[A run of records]

━━━━━━

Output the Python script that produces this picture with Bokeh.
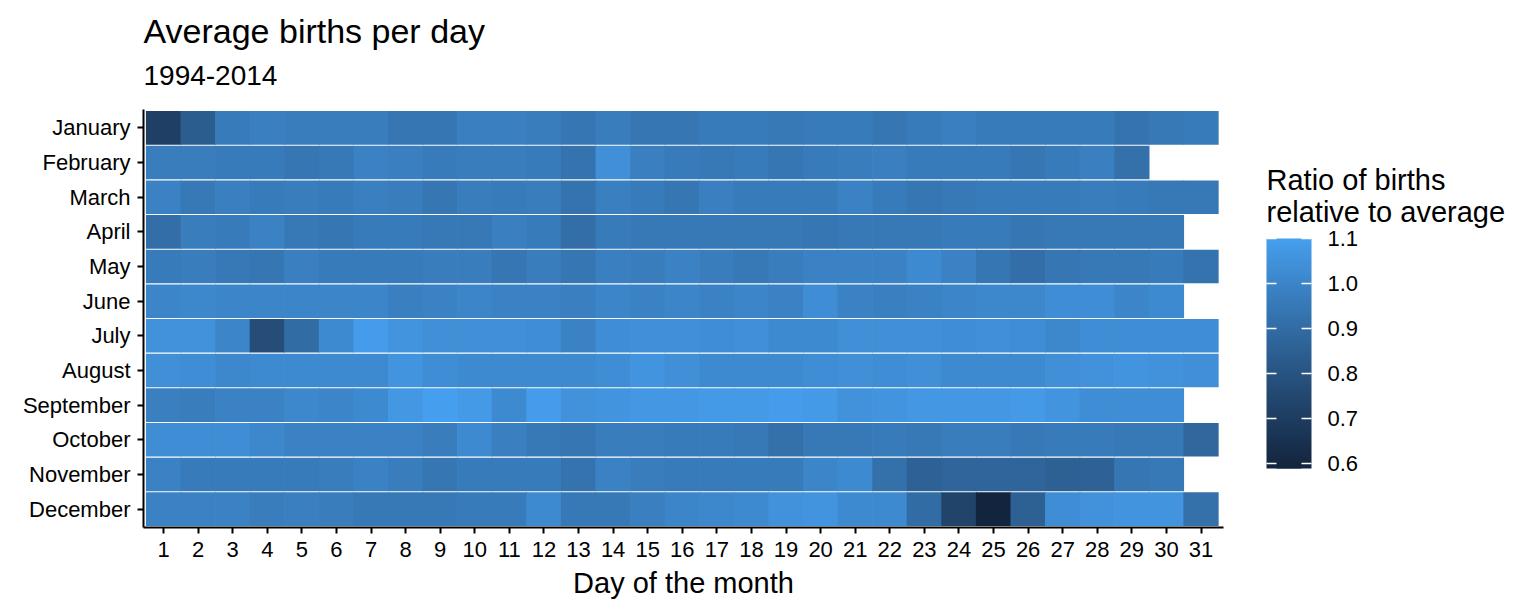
import numpy as np
from bokeh.plotting import figure
from bokeh.layouts import column, row
from bokeh.models import (Range1d, LinearColorMapper, ColorBar, FixedTicker, Label,
                          ColumnDataSource, PrintfTickFormatter)
from bokeh.transform import transform
from bokeh.embed import file_html
from bokeh.resources import INLINE

# ---------------- data ----------------
months = ["January", "February", "March", "April", "May", "June", "July",
          "August", "September", "October", "November", "December"]

jan = [0.71, 0.84, 0.96, 0.98, 0.97, 0.97, 0.97, 0.94, 0.94, 0.98, 0.98, 0.97, 0.94, 0.97, 0.94, 0.94,
       0.96, 0.96, 0.95, 0.96, 0.96, 0.94, 0.96, 0.98, 0.96, 0.96, 0.96, 0.96, 0.93, 0.95, 0.96]
feb = [0.97, 0.97, 0.96, 0.96, 0.94, 0.95, 0.99, 0.98, 0.96, 0.97, 0.97, 0.96, 0.93, 1.04, 0.98, 0.96,
       0.95, 0.96, 0.94, 0.96, 0.97, 0.98, 0.96, 0.96, 0.96, 0.94, 0.96, 0.98, 0.92]
mar = [0.99, 0.95, 0.98, 0.96, 0.97, 0.96, 0.98, 0.97, 0.94, 0.97, 0.96, 0.97, 0.93, 0.98, 0.96, 0.94,
       0.98, 0.96, 0.96, 0.96, 0.99, 0.96, 0.94, 0.95, 0.96, 0.96, 0.96, 0.97, 0.96, 0.95, 0.95]
apr = [0.91, 0.97, 0.96, 0.99, 0.95, 0.94, 0.96, 0.96, 0.95, 0.95, 0.98, 0.96, 0.91, 0.96, 0.95, 0.95,
       0.95, 0.95, 0.95, 0.94, 0.95, 0.95, 0.95, 0.96, 0.96, 0.94, 0.95, 0.95, 0.95, 0.95]
may = [0.96, 0.97, 0.95, 0.94, 0.98, 0.96, 0.96, 0.96, 0.97, 0.97, 0.94, 0.97, 0.94, 0.98, 0.97, 0.99,
       0.97, 0.95, 0.97, 0.99, 0.99, 0.99, 1.02, 0.99, 0.94, 0.91, 0.94, 0.95, 0.95, 0.96, 0.93]
jun = [1.00, 1.01, 1.00, 1.00, 1.00, 1.00, 1.00, 0.98, 0.99, 1.00, 0.99, 0.99, 0.98, 1.00, 0.99, 1.00,
       0.99, 1.00, 0.99, 1.03, 0.99, 0.98, 0.99, 1.00, 1.01, 1.01, 1.03, 1.03, 1.00, 1.02]
jul = [1.05, 1.05, 1.00, 0.77, 0.90, 1.02, 1.09, 1.06, 1.04, 1.04, 1.04, 1.03, 0.99, 1.03, 1.04, 1.04,
       1.03, 1.04, 1.02, 1.02, 1.04, 1.04, 1.04, 1.03, 1.04, 1.03, 1.01, 1.03, 1.03, 1.03, 1.03]
aug = [1.04, 1.03, 1.01, 1.02, 1.02, 1.02, 1.02, 1.06, 1.03, 1.02, 1.02, 1.02, 1.02, 1.03, 1.06, 1.04,
       1.02, 1.02, 1.02, 1.03, 1.04, 1.03, 1.04, 1.02, 1.02, 1.02, 1.04, 1.05, 1.06, 1.05, 1.04]
sep = [0.98, 0.97, 0.99, 0.99, 1.01, 1.00, 1.02, 1.07, 1.10, 1.08, 1.02, 1.09, 1.05, 1.06, 1.07, 1.07,
       1.08, 1.08, 1.09, 1.08, 1.05, 1.06, 1.07, 1.07, 1.07, 1.08, 1.06, 1.03, 1.03, 1.03]
oct = [1.03, 1.03, 1.03, 1.01, 0.99, 0.99, 0.99, 0.99, 0.97, 1.02, 0.98, 0.95, 0.94, 0.97, 0.97, 0.96,
       0.96, 0.95, 0.92, 0.95, 0.95, 0.96, 0.95, 0.97, 0.97, 0.95, 0.96, 0.96, 0.95, 0.95, 0.88]
nov = [0.99, 0.96, 0.96, 0.96, 0.96, 0.97, 0.99, 0.97, 0.94, 0.96, 0.96, 0.96, 0.93, 0.99, 0.97, 0.96,
       0.96, 0.96, 0.96, 1.00, 1.02, 0.92, 0.86, 0.87, 0.87, 0.87, 0.85, 0.86, 0.94, 0.95]
dec = [0.99, 0.99, 0.99, 0.97, 0.98, 0.97, 0.95, 0.95, 0.95, 0.96, 0.96, 1.02, 0.95, 0.95, 0.98, 1.00,
       1.01, 1.02, 1.05, 1.06, 1.02, 1.02, 0.90, 0.73, 0.59, 0.85, 1.03, 1.05, 1.06, 1.06, 0.92]

month_values = [jan, feb, mar, apr, may, jun, jul, aug, sep, oct, nov, dec]
day_ticks = list(range(1, 32))
bar_ticks = [0.6, 0.7, 0.8, 0.9, 1.0, 1.1]

title_text = "Average births per day"
subtitle_text = "1994-2014"
legend_title = ["Ratio of births", "relative to average"]
x_title = "Day of the month"

# ---------------- colour scale (Lab interpolation, ggplot-like gradient) ----------------
M = np.array([[0.4124564, 0.3575761, 0.1804375],
              [0.2126729, 0.7151522, 0.0721750],
              [0.0193339, 0.1191920, 0.9503041]])
WHITE = np.array([0.95047, 1.0, 1.08883])


def hex_to_lab(h):
    rgb = np.array([int(h[i:i + 2], 16) / 255 for i in (1, 3, 5)])
    lin = np.where(rgb > 0.04045, ((rgb + 0.055) / 1.055) ** 2.4, rgb / 12.92)
    xyz = M @ lin / WHITE
    f = np.where(xyz > 216 / 24389, np.cbrt(xyz), (24389 / 27 * xyz + 16) / 116)
    return np.array([116 * f[1] - 16, 500 * (f[0] - f[1]), 200 * (f[1] - f[2])])


def lab_to_hex(lab):
    L, a, b = lab
    fy = (L + 16) / 116
    fx = fy + a / 500
    fz = fy - b / 200
    f = np.array([fx, fy, fz])
    xyz = np.where(f ** 3 > 216 / 24389, f ** 3, (116 * f - 16) / (24389 / 27)) * WHITE
    lin = np.linalg.solve(M, xyz)
    rgb = np.where(lin > 0.0031308, 1.055 * np.clip(lin, 0, None) ** (1 / 2.4) - 0.055, 12.92 * lin)
    rgb = np.clip(np.round(rgb * 255), 0, 255).astype(int)
    return "#%02x%02x%02x" % tuple(rgb)


lo_lab, hi_lab = hex_to_lab("#13253E"), hex_to_lab("#469FEE")
palette = [lab_to_hex(lo_lab + (hi_lab - lo_lab) * t) for t in np.linspace(0, 1, 256)]

# ---------------- table ----------------
xs, ys, vals = [], [], []
for mi, rvals in enumerate(month_values):
    for di, v in enumerate(rvals):
        xs.append(di + 1)
        ys.append(12 - mi)
        vals.append(v)
src = ColumnDataSource(dict(day=xs, row=ys, value=vals))

mapper = LinearColorMapper(palette=palette, low=min(vals), high=max(vals))

FONT = "Liberation Sans"
TOP_H = 109          # height of the title strip
LEFT = 143           # left border of the heatmap
FW, FH = 1080, 418   # heatmap frame
BOTTOM = 79
MAIN_W = LEFT + FW + 10
LEG_W = 290
TOTAL_W = MAIN_W + LEG_W


def tidy(f):
    f.outline_line_color = None
    f.xgrid.visible = False
    f.ygrid.visible = False
    return f


# ---------------- title strip ----------------
top = tidy(figure(width=TOTAL_W, height=TOP_H, x_range=Range1d(0, TOTAL_W),
                  y_range=Range1d(TOP_H, 0), x_axis_type=None, y_axis_type=None,
                  output_backend="svg", toolbar_location=None, min_border=0))
top.add_layout(Label(x=LEFT, y=30, text=title_text, text_font=FONT, text_font_size="34px",
                     text_baseline="middle", text_align="left", text_color="black"))
top.add_layout(Label(x=LEFT, y=75, text=subtitle_text, text_font=FONT, text_font_size="28px",
                     text_baseline="middle", text_align="left", text_color="black"))

# ---------------- heatmap ----------------
p = tidy(figure(frame_width=FW, frame_height=FH,
                x_range=Range1d(0.42, 31.65), y_range=Range1d(0.47, 12.53),
                output_backend="svg", toolbar_location=None,
                min_border_left=LEFT, min_border_right=10, min_border_top=0,
                min_border_bottom=BOTTOM))

p.rect(x="day", y="row", width=1.02, height=0.968, source=src,
       fill_color=transform("value", mapper), line_color=None)

for ax in (p.xaxis[0], p.yaxis[0]):
    ax.axis_line_width = 2
    ax.axis_line_color = "black"
    ax.major_tick_line_width = 2
    ax.major_tick_line_color = "black"
    ax.major_tick_in = 0
    ax.major_tick_out = 6
    ax.minor_tick_line_color = None
    ax.major_label_text_font = FONT
    ax.major_label_text_font_size = "22px"
    ax.major_label_text_color = "black"

p.xaxis.ticker = FixedTicker(ticks=day_ticks)
p.xaxis.major_label_standoff = 8
p.xaxis.axis_label = x_title
p.xaxis.axis_label_text_font = FONT
p.xaxis.axis_label_text_font_size = "29px"
p.xaxis.axis_label_text_font_style = "normal"
p.xaxis.axis_label_text_color = "black"
p.xaxis.axis_label_standoff = 7

p.yaxis.ticker = FixedTicker(ticks=list(range(1, 13)))
p.yaxis.major_label_overrides = {12 - i: m for i, m in enumerate(months)}
p.yaxis.major_label_standoff = 7

# ---------------- legend (same frame height as the heatmap; y = page px - TOP_H) ----------------
leg = tidy(figure(frame_width=LEG_W, frame_height=FH, x_range=Range1d(0, LEG_W),
                  y_range=Range1d(FH, 0), x_axis_type=None, y_axis_type=None,
                  output_backend="svg", toolbar_location=None, min_border=0,
                  min_border_bottom=BOTTOM))
BAR_X = 1266 - MAIN_W
BAR_Y = TOP_H + FH - 468
leg.add_layout(Label(x=BAR_X, y=179 - TOP_H, text=legend_title[0], text_font=FONT,
                     text_font_size="29px", text_baseline="middle", text_align="left",
                     text_color="black"))
leg.add_layout(Label(x=BAR_X, y=211 - TOP_H, text=legend_title[1], text_font=FONT,
                     text_font_size="29px", text_baseline="middle", text_align="left",
                     text_color="black"))

# full colour bar with labels; its white ticks span the whole bar width
cb = ColorBar(color_mapper=mapper, location=(BAR_X, BAR_Y), width=45, height=230,
              padding=0, ticker=FixedTicker(ticks=bar_ticks),
              formatter=PrintfTickFormatter(format="%.1f"),
              bar_line_color=None, border_line_color=None, background_fill_alpha=0,
              minor_tick_line_color=None, major_tick_out=0, major_tick_in=45,
              major_tick_line_color="white", major_tick_line_width=1.5,
              major_label_text_font=FONT, major_label_text_font_size="22px",
              major_label_text_color="black", label_standoff=16)
leg.add_layout(cb, "center")
# narrower bar on top: leaves only short tick marks on both edges
cb_mid = ColorBar(color_mapper=mapper, location=(BAR_X + 10, BAR_Y), width=25, height=230,
                  padding=0, ticker=FixedTicker(ticks=bar_ticks),
                  bar_line_color=None, border_line_color=None, background_fill_alpha=0,
                  major_tick_line_color=None, minor_tick_line_color=None,
                  major_label_text_alpha=0, major_label_text_font_size="22px")
leg.add_layout(cb_mid, "center")

layout = column(top, row(p, leg))
open("out.html", "w").write(file_html(layout, INLINE))
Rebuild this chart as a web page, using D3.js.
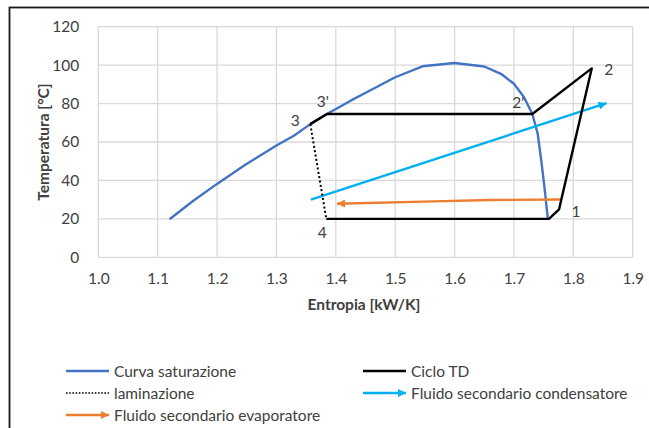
<!DOCTYPE html>
<html lang="it">
	<head>
		<meta charset="utf-8">
		<title>Diagramma T-s</title>
		<script src="https://d3js.org/d3.v7.min.js"></script>
		<style>
			body { margin: 0; background: #fff; }
			text { font-family: Lato, "Open Sans", sans-serif; fill: #404040; }
		</style>
	</head>
	<body>
		<script type="text/javascript">

			// Dati
			var satS = [1.12, 1.16, 1.20, 1.245, 1.30, 1.33, 1.357, 1.385, 1.425, 1.46, 1.50, 1.546, 1.60, 1.65, 1.678, 1.70, 1.717, 1.731, 1.740, 1.746, 1.752, 1.757];
			var satT = [19.8, 29.4, 38.2, 47.6, 58.2, 63.4, 69.3, 74.6, 81.5, 87.2, 93.7, 99.4, 101.1, 99.3, 95.5, 90.3, 83.3, 74.6, 64.3, 50.4, 34.8, 20.3];

			var cicloS = [1.384, 1.759, 1.776, 1.831, 1.731, 1.385, 1.357];
			var cicloT = [20, 20, 25, 98.3, 74.6, 74.6, 69.3];
			var puntiNomi = ["4", "1", "2", "2'", "3'", "3"];
			var puntiIdx = [0, 2, 3, 4, 5, 6];

			var lamS = [1.357, 1.384];
			var lamT = [69.3, 20];

			var condS = [1.358, 1.856];
			var condT = [30, 80.2];

			var evapS = [1.778, 1.66, 1.565, 1.402];
			var evapT = [30.1, 29.8, 29.1, 27.9];

			var xTicks = [1.0, 1.1, 1.2, 1.3, 1.4, 1.5, 1.6, 1.7, 1.8, 1.9];
			var yTicks = [0, 20, 40, 60, 80, 100, 120];

			var legendNames = ["Curva saturazione", "Ciclo TD", "laminazione", "Fluido secondario condensatore", "Fluido secondario evaporatore"];

			// Dimensioni
			var w = 649;
			var h = 428;

			var x = d3.scaleLinear().domain([1.0, 1.9]).range([98.3, 632.7]);
			var y = d3.scaleLinear().domain([0, 120]).range([257.3, 26.7]);

			var svg = d3.select("body")
						.append("svg")
						.attr("width", w)
						.attr("height", h);

			svg.append("rect")
				.attr("width", w)
				.attr("height", h)
				.attr("fill", "white");

			// bordo del grafico (esce dall'immagine a destra e in basso)
			svg.append("rect")
				.attr("x", 9.5)
				.attr("y", 7.5)
				.attr("width", 700)
				.attr("height", 500)
				.attr("fill", "none")
				.attr("stroke", "#1a1a1a")
				.attr("stroke-width", 1.8);

			// frecce
			var defs = svg.append("defs");
			[["cyanArrow", "#00B0F0"], ["orangeArrow", "#ED7D31"]].forEach(function(a) {
				defs.append("marker")
					.attr("id", a[0])
					.attr("viewBox", "0 0 10 10")
					.attr("refX", 10)
					.attr("refY", 5)
					.attr("markerUnits", "userSpaceOnUse")
					.attr("markerWidth", 10)
					.attr("markerHeight", 8)
					.attr("orient", "auto")
					.append("path")
					.attr("d", "M0,0 L10,5 L0,10 Z")
					.attr("fill", a[1]);
			});

			// griglia
			var grid = svg.append("g");
			grid.selectAll(".gx")
				.data(xTicks)
				.enter().append("line")
				.attr("x1", d => x(d)).attr("x2", d => x(d))
				.attr("y1", y(120)).attr("y2", y(0))
				.attr("stroke", "#d9d9d9").attr("stroke-width", 1.3);
			grid.selectAll(".gy")
				.data(yTicks)
				.enter().append("line")
				.attr("x1", x(1.0)).attr("x2", x(1.9))
				.attr("y1", d => y(d)).attr("y2", d => y(d))
				.attr("stroke", "#d9d9d9").attr("stroke-width", 1.3);

			// assi
			var xAxis = svg.append("g")
				.attr("transform", "translate(0," + (y(0) + 13) + ")")
				.call(d3.axisBottom(x).tickValues(xTicks).tickFormat(d3.format(".1f")).tickSize(0));
			var yAxis = svg.append("g")
				.attr("transform", "translate(" + (x(1.0) - 16) + ",0)")
				.call(d3.axisLeft(y).tickValues(yTicks).tickSize(0));
			[xAxis, yAxis].forEach(function(g) {
				g.select(".domain").remove();
				g.selectAll("text")
					.attr("font-size", 15.5)
					.attr("fill", "#404040")
					.style("font-family", "Lato, sans-serif");
			});

			svg.append("text")
				.attr("x", 364)
				.attr("y", 304)
				.attr("text-anchor", "middle")
				.attr("dominant-baseline", "central")
				.attr("font-size", 15.5)
				.attr("font-weight", "bold")
				.text("Entropia [kW/K]");

			svg.append("text")
				.attr("transform", "translate(43,142) rotate(-90)")
				.attr("text-anchor", "middle")
				.attr("dominant-baseline", "central")
				.attr("font-size", 15.5)
				.attr("font-weight", "bold")
				.text("Temperatura [°C]");

			// linee
			var line = d3.line().x(d => x(d[0])).y(d => y(d[1]));
			var plot = svg.append("g").attr("fill", "none");

			plot.append("path")
				.attr("d", line(d3.zip(satS, satT)))
				.attr("stroke", "#4472C4").attr("stroke-width", 2.4)
				.attr("stroke-linejoin", "round");

			plot.append("path")
				.attr("d", line(d3.zip(condS, condT)))
				.attr("stroke", "#00B0F0").attr("stroke-width", 2.4)
				.attr("marker-end", "url(#cyanArrow)");

			plot.append("path")
				.attr("d", line(d3.zip(evapS, evapT)))
				.attr("stroke", "#ED7D31").attr("stroke-width", 2.4)
				.attr("marker-end", "url(#orangeArrow)");

			plot.append("path")
				.attr("d", line(d3.zip(lamS, lamT)))
				.attr("stroke", "#000").attr("stroke-width", 2)
				.attr("stroke-dasharray", "2,2.4");

			plot.append("path")
				.attr("d", line(d3.zip(cicloS, cicloT)))
				.attr("stroke", "#000").attr("stroke-width", 2.4)
				.attr("stroke-linejoin", "round");

			// etichette dei punti (offset in pixel)
			var offs = [[-4, 13], [17, 2], [17, 1], [-14, -12], [-4, -13], [-15, -4]];
			svg.selectAll(".pt")
				.data(puntiNomi)
				.enter().append("text")
				.attr("x", (d, i) => x(cicloS[puntiIdx[i]]) + offs[i][0])
				.attr("y", (d, i) => y(cicloT[puntiIdx[i]]) + offs[i][1])
				.attr("text-anchor", "middle")
				.attr("dominant-baseline", "central")
				.attr("font-size", 15.5)
				.text(d => d);

			// legenda
			var legPos = [[66, 371], [363, 371], [66, 393], [363, 393], [66, 415]];
			var legStyle = [
				{c: "#4472C4", dash: null, arrow: null},
				{c: "#000", dash: null, arrow: null},
				{c: "#000", dash: "1.6,1.6", arrow: null},
				{c: "#00B0F0", dash: null, arrow: "cyanArrow"},
				{c: "#ED7D31", dash: null, arrow: "orangeArrow"}
			];
			var leg = svg.selectAll(".leg")
				.data(legendNames)
				.enter().append("g")
				.attr("transform", (d, i) => "translate(" + legPos[i][0] + "," + legPos[i][1] + ")");
			leg.append("line")
				.attr("x1", 0).attr("x2", 43)
				.attr("stroke", (d, i) => legStyle[i].c)
				.attr("stroke-width", (d, i) => legStyle[i].dash ? 1.6 : 2.4)
				.attr("stroke-dasharray", (d, i) => legStyle[i].dash)
				.attr("marker-end", (d, i) => legStyle[i].arrow ? "url(#" + legStyle[i].arrow + ")" : null);
			leg.append("text")
				.attr("x", 48)
				.attr("dominant-baseline", "central")
				.attr("font-size", 15.5)
				.text(d => d);

		</script>
	</body>
</html>
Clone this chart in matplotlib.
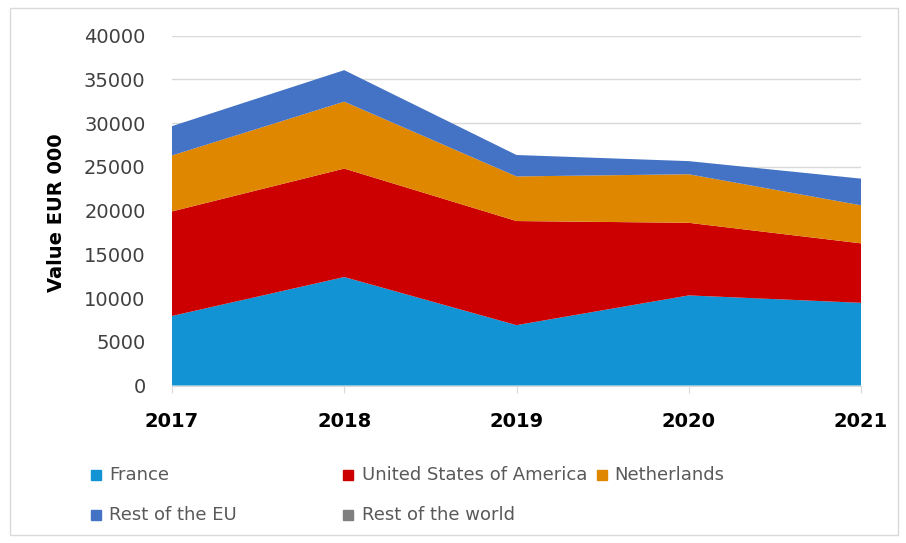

━━━━━━

SET PROBLEM>
From the first line of the entries above down to the line holding "from bokeh.resources import INLINE", quote each line exactly and nothing else, skipping pictures.

SOLUTION FOR THIS EXERCISE>
Output the Python script that produces this picture with Bokeh.
import numpy as np
from bokeh.plotting import figure
from bokeh.layouts import column, row
from bokeh.models import (Range1d, LinearColorMapper, ColorBar, FixedTicker, Label,
                          ColumnDataSource, PrintfTickFormatter)
from bokeh.transform import transform
from bokeh.embed import file_html
from bokeh.resources import INLINE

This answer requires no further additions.